* MATERIAL *
* * * * * * *

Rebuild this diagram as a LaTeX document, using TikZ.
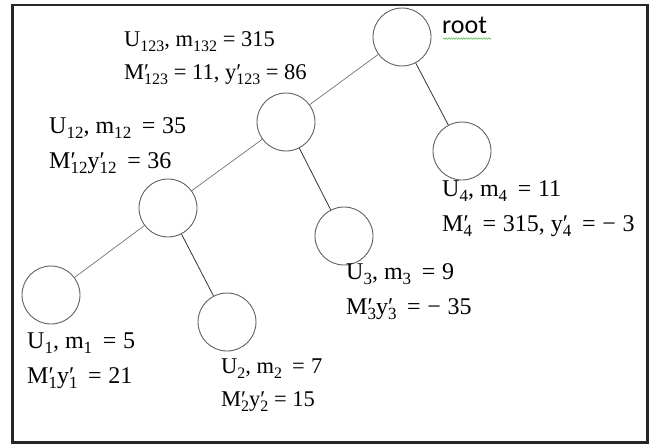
\documentclass[tikz,border=0pt]{standalone}
\usepackage{fontspec}
\setmainfont{Liberation Serif}
\newfontfamily\rootfont{Carlito}
\usetikzlibrary{decorations.pathmorphing}
\newcommand\mysb[1]{\raisebox{-0.21em}{\fontsize{0.71em}{1em}\selectfont #1}}
\newcommand\mypsb[1]{\rlap{′}\mysb{#1}}
\newcommand\eq{\;\,=\;}
\tikzset{
  treenode/.style={circle, draw=black!62, line width=0.9pt, minimum size=58pt, inner sep=0pt},
  lightedge/.style={draw=black!55, line width=0.7pt},
  darkedge/.style={draw=black!80, line width=0.8pt},
  lbl/.style={anchor=west, align=left, inner sep=0pt, font=\fontsize{24}{35}\selectfont},
  smalllbl/.style={lbl, font=\fontsize{22.5}{33}\selectfont},
}
\begin{document}
\begin{tikzpicture}[x=1pt, y=-1pt]
\useasboundingbox (0,0) rectangle (653,444);
\draw[black!85, line width=2.6pt] (12.5,5) rectangle (647.5,442.5);
\node[treenode] (root) at (402,37) {};
\node[treenode] (n123) at (286,122) {};
\node[treenode] (n12) at (168,208) {};
\node[treenode] (n1) at (51,295) {};
\node[treenode] (n2) at (227,322) {};
\node[treenode] (n3) at (344,236) {};
\node[treenode] (n4) at (462,151) {};
\draw[lightedge] (root) -- (n123);
\draw[lightedge] (n123) -- (n12);
\draw[lightedge] (n12) -- (n1);
\draw[darkedge] (root) -- (n4);
\draw[darkedge] (n123) -- (n3);
\draw[darkedge] (n12) -- (n2);
\node[anchor=base west, inner sep=0pt, font=\rootfont\fontsize{26}{30}\selectfont] (rt) at (442,34) {root};
\coordinate (w1) at (443,38.5);
\coordinate (w2) at (491,38.5);
\draw[green!60!black!70, line width=0.5pt, decorate, decoration={snake, amplitude=0.8pt, segment length=2.5pt}] (w1) -- (w2);
\node[smalllbl] (l123) at (124,58) {U\mysb{123}, m\mysb{132} = 315\\M\mypsb{123} = 11, y\mypsb{123} = 86};
\node[lbl] (l12) at (49,146) {U\mysb{12}, m\mysb{12}\eq 35\\M\mypsb{12}y\mypsb{12}\eq 36};
\node[lbl] (l4) at (442,209) {U\mysb{4}, m\mysb{4}\eq 11\\M\mypsb{4}\eq 315, y\mypsb{4}\eq −\;3};
\node[lbl] (l3) at (346,292) {U\mysb{3}, m\mysb{3}\eq 9\\M\mypsb{3}y\mypsb{3}\eq −\;35};
\node[lbl] (l1) at (27,361) {U\mysb{1}, m\mysb{1}\eq 5\\M\mypsb{1}y\mypsb{1}\eq 21};
\node[smalllbl] (l2) at (221,385) {U\mysb{2}, m\mysb{2}\eq 7\\M\mypsb{2}y\mypsb{2} = 15};
\end{tikzpicture}
\end{document}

* * * * * * *

* REQUIRED TASK *
Copy the listing exactly. Any image in it stays out of the copy.

* RESPONSE FOR THIS EXERCISE *
Rebuild this diagram as a LaTeX document, using TikZ.
\documentclass[tikz,border=0pt]{standalone}
\usepackage{fontspec}
\setmainfont{Liberation Serif}
\newfontfamily\rootfont{Carlito}
\usetikzlibrary{decorations.pathmorphing}
\newcommand\mysb[1]{\raisebox{-0.21em}{\fontsize{0.71em}{1em}\selectfont #1}}
\newcommand\mypsb[1]{\rlap{′}\mysb{#1}}
\newcommand\eq{\;\,=\;}
\tikzset{
  treenode/.style={circle, draw=black!62, line width=0.9pt, minimum size=58pt, inner sep=0pt},
  lightedge/.style={draw=black!55, line width=0.7pt},
  darkedge/.style={draw=black!80, line width=0.8pt},
  lbl/.style={anchor=west, align=left, inner sep=0pt, font=\fontsize{24}{35}\selectfont},
  smalllbl/.style={lbl, font=\fontsize{22.5}{33}\selectfont},
}
\begin{document}
\begin{tikzpicture}[x=1pt, y=-1pt]
\useasboundingbox (0,0) rectangle (653,444);
\draw[black!85, line width=2.6pt] (12.5,5) rectangle (647.5,442.5);
\node[treenode] (root) at (402,37) {};
\node[treenode] (n123) at (286,122) {};
\node[treenode] (n12) at (168,208) {};
\node[treenode] (n1) at (51,295) {};
\node[treenode] (n2) at (227,322) {};
\node[treenode] (n3) at (344,236) {};
\node[treenode] (n4) at (462,151) {};
\draw[lightedge] (root) -- (n123);
\draw[lightedge] (n123) -- (n12);
\draw[lightedge] (n12) -- (n1);
\draw[darkedge] (root) -- (n4);
\draw[darkedge] (n123) -- (n3);
\draw[darkedge] (n12) -- (n2);
\node[anchor=base west, inner sep=0pt, font=\rootfont\fontsize{26}{30}\selectfont] (rt) at (442,34) {root};
\coordinate (w1) at (443,38.5);
\coordinate (w2) at (491,38.5);
\draw[green!60!black!70, line width=0.5pt, decorate, decoration={snake, amplitude=0.8pt, segment length=2.5pt}] (w1) -- (w2);
\node[smalllbl] (l123) at (124,58) {U\mysb{123}, m\mysb{132} = 315\\M\mypsb{123} = 11, y\mypsb{123} = 86};
\node[lbl] (l12) at (49,146) {U\mysb{12}, m\mysb{12}\eq 35\\M\mypsb{12}y\mypsb{12}\eq 36};
\node[lbl] (l4) at (442,209) {U\mysb{4}, m\mysb{4}\eq 11\\M\mypsb{4}\eq 315, y\mypsb{4}\eq −\;3};
\node[lbl] (l3) at (346,292) {U\mysb{3}, m\mysb{3}\eq 9\\M\mypsb{3}y\mypsb{3}\eq −\;35};
\node[lbl] (l1) at (27,361) {U\mysb{1}, m\mysb{1}\eq 5\\M\mypsb{1}y\mypsb{1}\eq 21};
\node[smalllbl] (l2) at (221,385) {U\mysb{2}, m\mysb{2}\eq 7\\M\mypsb{2}y\mypsb{2} = 15};
\end{tikzpicture}
\end{document}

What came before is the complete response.